- Mobbed title card
- Genre: Reality television
- Created by: Howie Mandel Darryl Trell Howard Kitrosser
- Presented by: Howie Mandel
- Country of origin: United States
- Original language: English
- No. of seasons: 1
- No. of episodes: 11

Production
- Executive producers: Howie Mandel Chris Cowan Jean-Michel Michenaud Mike Marks Darryl Trell Howard Kitrosser Kevin Healey Michael Rotenberg
- Production location: Los Angeles, California
- Running time: 42 minutes
- Production companies: Alevy Productions Inc. Angel City Factory

Original release
- Network: Fox
- Release: March 31, 2011 – January 10, 2013

= Mobbed =

Mobbed is an American hidden camera reality television show based on the use of flash mobs as part of the spectacle for the delivery of an important personal message. The show, created by Howie Mandel, Darryl Trell, and Howard Kitrosser, aired on March 31, 2011, as a one-time special on Fox. It premiered as a series in November 2011. The show is hosted by Mandel and choreographed by Tabitha and Napoleon D'umo.

==Premise==
The premise of the show is to use hidden cameras and flash mobs as part of the delivery of an important personal message. Participants are those who would like to reveal something significant to a friend or loved one. This friend or loved one goes through moments of confusion while people around them break out into synchronized dance in front of their eyes. By the end of an episode, they have learned a secret that could be anything from a marriage proposal, news of a pregnancy, the return of a lost family member, or a moment of reconciliation.

==History==
Mobbed first aired on Fox on March 31, 2011, as a one-time television special following American Idol. After attracting 10.8 million viewers, Fox decided to order another eight episodes.

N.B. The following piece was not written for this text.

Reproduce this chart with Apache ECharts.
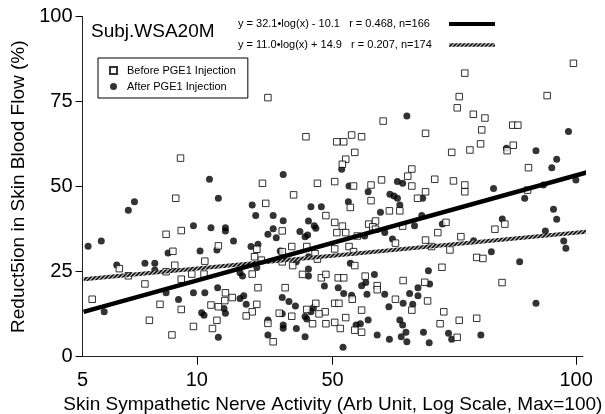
<!DOCTYPE html>
<html>
<head>
<meta charset="utf-8">
<script src="https://cdn.jsdelivr.net/npm/echarts@6/dist/echarts.min.js"></script>
<style>
  html, body { margin: 0; background: #fff; }
  #chart { width: 605px; height: 414px; }
</style>
</head>
<body>
<div id="chart"></div>
<script>
// squares: before PGE1 injection  [nerve activity, reduction %]
const before = [
  [9.06, 58.4], [8.8, 46.6], [9.1, 37.1], [8.3, 36.0], [8.65, 31.0], [8.75, 26.9], [6.25, 25.9], [9.1, 22.8],
  [7.3, 21.4], [5.3, 16.9], [8.0, 15.4], [9.1, 13.9], [7.5, 10.7], [8.6, 6.4], [6.6, 23.8], [8.3, 25.0],
  [15.4, 76.2], [14.9, 51.0], [15.2, 45.1], [11.4, 32.6], [14.4, 31.6], [14.2, 29.4], [14.8, 28.4], [10.5, 28.1],
  [9.7, 24.3], [10.45, 24.3], [14.0, 24.3], [14.5, 20.3], [10.9, 15.2], [11.4, 14.7], [11.9, 18.8], [11.85, 16.5],
  [12.4, 17.4], [14.4, 15.4], [14.0, 13.2], [13.5, 12.0], [11.3, 10.7], [9.8, 8.9], [11.0, 8.3], [15.4, 9.8],
  [15.9, 4.4], [16.5, 12.8],
  [31.0, 69.3], [19.4, 64.7], [23.4, 63.2], [24.4, 63.2], [25.6, 65.2], [27.2, 64.7], [26.1, 60.1], [24.7, 58.1],
  [24.2, 56.6], [20.8, 51.0], [23.1, 51.5], [25.9, 50.2], [28.8, 50.5], [30.7, 52.0], [18.0, 47.6], [28.8, 45.9],
  [25.4, 43.9], [21.9, 41.5], [23.1, 39.5], [24.2, 38.4], [23.4, 36.5], [24.7, 36.5], [28.4, 39.0], [29.6, 39.9],
  [29.1, 38.2], [16.8, 37.0], [26.5, 35.5], [29.6, 37.5], [17.8, 32.4], [16.8, 30.9], [19.5, 32.4], [23.1, 31.7],
  [25.2, 32.4], [25.9, 30.9], [20.5, 30.3], [16.8, 27.9], [20.8, 28.7], [17.9, 26.8], [26.1, 26.8], [19.0, 24.2],
  [21.3, 23.2], [21.9, 24.2], [23.6, 23.2], [24.4, 23.2], [27.8, 23.7], [17.1, 20.3], [29.9, 20.9], [29.9, 19.7],
  [23.1, 15.7], [23.7, 15.7], [25.7, 16.9], [27.2, 13.7], [19.5, 13.9], [20.6, 15.7], [21.8, 13.2], [21.0, 12.6],
  [17.8, 11.9], [20.2, 9.7], [21.9, 9.7], [23.1, 10.1], [23.9, 8.3], [24.7, 11.5], [26.1, 7.8], [27.2, 7.2],
  [49.2, 76.5], [48.6, 73.2], [53.6, 71.3], [40.1, 65.7], [56.4, 66.7], [56.0, 62.6], [47.0, 60.1], [52.5, 60.8],
  [36.9, 55.2], [36.0, 53.1], [42.4, 52.2], [47.5, 51.7], [50.9, 50.5], [50.9, 48.5], [36.9, 50.2], [40.1, 48.5],
  [38.2, 46.6], [32.2, 42.9], [34.3, 42.9], [34.9, 38.4], [45.4, 39.5], [43.2, 36.5], [49.7, 35.3], [40.1, 34.3],
  [33.4, 33.4], [41.6, 32.4], [46.5, 31.4], [54.7, 29.2], [56.8, 28.9], [44.3, 26.3], [35.0, 22.4], [39.9, 21.9],
  [33.4, 16.9], [40.6, 16.4], [36.9, 13.7], [44.8, 13.2], [43.8, 9.7], [49.2, 10.7], [54.7, 11.3], [48.6, 5.7],
  [98.4, 86.3], [83.9, 76.8], [57.5, 70.2], [68.1, 68.1], [70.2, 68.1], [65.8, 60.6], [68.3, 62.2], [74.9, 55.6],
  [74.5, 49.0], [64.9, 39.0], [61.1, 37.5], [63.8, 21.8], [50.9, 83.4]
];

// filled circles: after PGE1 injection
const after = [
  [5.17, 32.5], [5.6, 34.0], [6.85, 45.6], [6.6, 43.1], [8.4, 30.5], [6.15, 27.0], [7.3, 27.5], [7.75, 27.5],
  [7.75, 25.5], [8.3, 18.8], [5.7, 13.2], [8.95, 16.8],
  [10.8, 52.2], [11.4, 46.6], [14.0, 44.6], [14.3, 41.5], [15.9, 41.5], [9.8, 38.5], [10.9, 37.9], [11.9, 37.9],
  [11.9, 37.0], [15.9, 37.6], [15.4, 36.0], [16.2, 35.0], [12.5, 34.0], [13.9, 32.4], [14.5, 33.1], [10.2, 31.1],
  [11.3, 31.4], [16.6, 31.1], [13.0, 24.7], [13.2, 23.7], [14.4, 26.2], [9.8, 18.8], [10.5, 18.8], [11.35, 20.3],
  [13.0, 17.1], [13.3, 17.9], [13.5, 15.4], [11.8, 14.2], [11.9, 12.8], [10.3, 12.9], [10.45, 12.2], [11.4, 5.7],
  [15.4, 10.8], [15.4, 6.4],
  [16.9, 53.6], [24.1, 55.1], [25.2, 50.2], [28.3, 48.5], [25.1, 45.6], [20.0, 44.1], [21.3, 44.1], [30.5, 42.5],
  [16.9, 40.0], [19.7, 39.9], [20.4, 38.5], [20.6, 37.8], [18.7, 36.8], [19.3, 35.3], [19.6, 35.8], [27.7, 35.5],
  [19.7, 29.4], [18.3, 27.9], [25.4, 27.5], [19.7, 25.8], [19.7, 23.7], [21.7, 20.8], [23.6, 20.3], [24.4, 18.6],
  [25.6, 18.1], [27.2, 20.9], [27.9, 21.8], [29.4, 24.2], [28.1, 18.4], [16.8, 17.4], [17.5, 16.2], [18.2, 14.9],
  [20.3, 14.4], [20.0, 13.2], [16.8, 12.6], [19.3, 11.8], [19.5, 11.1], [16.9, 9.3], [16.9, 8.4], [18.3, 8.3],
  [19.3, 5.9], [24.3, 2.8], [26.3, 9.3], [27.0, 9.7], [28.3, 10.8], [29.9, 6.4],
  [35.8, 70.8], [33.8, 51.5], [34.9, 51.0], [32.3, 47.8], [33.1, 47.3], [33.8, 46.6], [34.3, 44.6], [39.4, 46.6],
  [31.3, 36.5], [32.8, 34.6], [37.5, 38.5], [39.2, 41.5], [44.4, 39.0], [53.7, 34.1], [40.8, 25.3], [41.1, 21.4],
  [38.3, 20.3], [36.4, 18.6], [31.3, 18.4], [38.3, 17.9], [37.1, 15.4], [35.0, 15.7], [32.1, 14.7], [34.3, 10.8],
  [34.9, 9.3], [35.6, 7.2], [34.6, 5.9], [35.8, 4.4], [32.2, 5.1], [39.6, 7.2], [41.0, 4.1], [46.1, 6.9],
  [47.0, 5.1], [56.1, 6.4],
  [95.5, 66.2], [78.4, 60.6], [88.9, 58.1], [86.3, 55.6], [60.6, 49.5], [82.0, 50.5], [99.9, 52.0], [73.2, 46.6],
  [87.2, 43.4], [88.9, 40.4], [63.9, 40.5], [83.0, 37.0], [92.8, 34.0], [94.0, 31.9], [59.8, 30.9], [71.0, 27.9],
  [78.4, 15.7], [65.5, 61.3]
];

// regression line end points
const fitX = [5.03, 107.6];
const fitThick = [13.2, 54.3];
const fitHatched = [22.8, 36.8];

const xTickValues = [5, 10, 22.8, 100];
const xTickLabels = ['5', '10', '50', '100'];

const eqThick = 'y = 32.1\u2022log(x) - 10.1   r = 0.468, n=166';
const eqHatched = 'y = 11.0\u2022log(x) + 14.9   r = 0.207, n=174';

const FONT = '"Liberation Sans", Arial, Helvetica, sans-serif';

function hatchPattern() {
  const c = document.createElement('canvas');
  c.width = 4;
  c.height = 4;
  const g = c.getContext('2d');
  g.fillStyle = '#b8b8b8';
  g.fillRect(0, 0, 4, 4);
  g.strokeStyle = '#000';
  g.lineWidth = 1.5;
  g.beginPath();
  g.moveTo(-1, 5); g.lineTo(5, -1);
  g.moveTo(-1, 1); g.lineTo(1, -1);
  g.moveTo(3, 5); g.lineTo(5, 3);
  g.stroke();
  return { image: c, repeat: 'repeat' };
}
const hatch = hatchPattern();

const chart = echarts.init(document.getElementById('chart'));

chart.setOption({
  animation: false,
  textStyle: { fontFamily: FONT, color: '#000' },
  grid: { left: 82.6, right: 22, top: 16.7, bottom: 57.3, outerBoundsMode: 'none' },
  legend: {
    data: ['Before PGE1 Injection', 'After PGE1 Injection'],
    orient: 'vertical',
    left: 98,
    top: 58,
    padding: [7, 12, 6, 11],
    itemGap: 5,
    itemWidth: 7,
    itemHeight: 7,
    borderColor: '#000',
    borderWidth: 1,
    textStyle: { fontFamily: FONT, fontSize: 11, color: '#000', padding: [0, 0, 0, 5] }
  },
  xAxis: {
    type: 'log',
    logBase: 10,
    min: 5,
    max: 104.3,
    name: 'Skin Sympathetic Nerve Activity (Arb Unit, Log Scale, Max=100)',
    nameLocation: 'middle',
    nameGap: 37,
    nameTextStyle: { fontFamily: FONT, fontSize: 19, color: '#000' },
    axisLine: { lineStyle: { color: '#222', width: 1 } },
    axisTick: { customValues: xTickValues.slice(1), length: 8, lineStyle: { color: '#000' } },
    axisLabel: {
      customValues: xTickValues,
      margin: 14,
      fontSize: 20,
      color: '#000',
      formatter: v => {
        const i = xTickValues.findIndex(t => Math.abs(t - v) / t < 1e-3);
        return i >= 0 ? xTickLabels[i] : '';
      }
    },
    splitLine: { show: false },
    minorTick: { show: false }
  },
  yAxis: {
    type: 'value',
    min: 0,
    max: 100,
    interval: 25,
    name: 'Reduct5ion in Skin Blood Flow (%)',
    nameLocation: 'middle',
    nameGap: 54,
    nameTextStyle: { fontFamily: FONT, fontSize: 19, color: '#000' },
    axisLine: { show: true, lineStyle: { color: '#222', width: 1 } },
    axisTick: { show: true, length: 7, lineStyle: { color: '#000' } },
    axisLabel: { margin: 10, fontSize: 20, color: '#000' },
    splitLine: { show: false }
  },
  graphic: [
    { type: 'text', x: 91, y: 32, style: { text: 'Subj.WSA20M', font: '19px ' + FONT, fill: '#000', verticalAlign: 'middle' } },
    { type: 'text', x: 238, y: 24, style: { text: eqThick, font: '11px ' + FONT, fill: '#000', verticalAlign: 'middle' } },
    { type: 'text', x: 238, y: 45, style: { text: eqHatched, font: '11px ' + FONT, fill: '#000', verticalAlign: 'middle' } },
    { type: 'line', shape: { x1: 449, y1: 24, x2: 495, y2: 24 }, style: { stroke: '#000', lineWidth: 4 } },
    { type: 'line', shape: { x1: 449, y1: 45, x2: 495, y2: 45 }, style: { stroke: hatch, lineWidth: 3.5 } }
  ],
  series: [
    {
      name: 'After PGE1 Injection',
      type: 'scatter',
      data: after,
      symbol: 'circle',
      symbolSize: 7,
      itemStyle: { color: '#000' },
      z: 2
    },
    {
      name: 'Before PGE1 Injection',
      type: 'scatter',
      data: before,
      symbol: 'rect',
      symbolSize: 6.5,
      itemStyle: { color: '#fff', borderColor: '#000', borderWidth: 1 },
      z: 3
    },
    {
      type: 'line',
      data: fitX.map((x, i) => [x, fitHatched[i]]),
      symbol: 'none',
      clip: false,
      silent: true,
      lineStyle: { color: hatch, width: 4 },
      z: 4
    },
    {
      type: 'line',
      data: fitX.map((x, i) => [x, fitThick[i]]),
      symbol: 'none',
      clip: false,
      silent: true,
      lineStyle: { color: '#000', width: 4.5 },
      z: 5
    }
  ]
});
</script>
</body>
</html>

The second episode aired November 13, 2011, to less than half of its pilot's audience. Four more episodes aired during 2012, two in January and two in February.

After various public announcements suggesting a return-to-air in July 2012, on November 15, 2012, FOX announced that new episodes would be aired in January 2013.

==Episode guide==

| No. | Title | Original release date | U.S. viewers (millions) |
| 1 | "Pilot" | March 31, 2011 | 10.82 |
Torrid model Nikki's dreams come true as her boyfriend Justin Davis proposes and they get married in the middle of a flash mob.
| 2 | "A Father's Apology" | November 23, 2011 | 4.65 |
A father (Ion) after leaving his wife (Cheryl) and daughter (Meagan) hopes to re-enter his daughter's life and apologize to his wife with the help of a flash mob.
| 3 | "I Love You & We've Never Met" | January 4, 2012 | 3.06 |
Steve Soboslai of Pittsburgh-based pop-punk band Punchline gets help to reveal his true feelings to his long-distance best friend of five years whom he's never met.
| 4 | "My Secret Child" | January 11, 2012 | 3.42 |
A woman reveals shocking secrets to her family, including news about her marriage and the fact that she has a 6-year-old son who has never met his grandmother.
| 5 | "Brawling Brothers" | February 1, 2012 | 7.87 |
Tim Jarzabek of the band "NO" attempts to reconcile a feud with his brother/band mate Nick Jarzabek with help from Everclear's Art Alexakis, the dance crew FORMALity, drummer DJ Ravi, and rapper Ace Hood.
| 6 | "A Father Lost For 37 Years" | February 8, 2012 | 8.47 |
A 37-year-old man, Art Siegert, asks the team to help him reunite with his father whom he has never met. Instead of mobbing the father, the team 'flips' the mob and surprises Art by having his father at the center of the mob toward the end of the performance.
| 7 | "You Saved My Life" | January 2, 2013 | 3.18 |
A 75 firefighter boss is still devastated after the death of one of his daughters, who died in a car accident. After years of having saved people, his own daughter is the one person who couldn't save. The idea was that he would meet some of the people who received his daughter's donated organs.
| 8 | "Hot for Teacher" | January 2, 2013 | 2.75 |
A meek female teacher wants to tell the PE teacher of the same school she works in that she likes him and she wants to go out with him.
| 9 | "We're Having A Baby" | January 3, 2013 | 2.72 |
| 10 | "Marry Me Now or It's Over" | January 3, 2013 | 3.14 |
| 11 | "You're Fired" | January 10, 2013 | 3.28 |
Anthony Henry was a good guy with a big heart and big dreams, but he was struggling just to get by. He worked two part-time jobs and was trying to save money for college, but financial difficulties saw him wind up homeless instead. Some days he was struggling to have enough money to eat.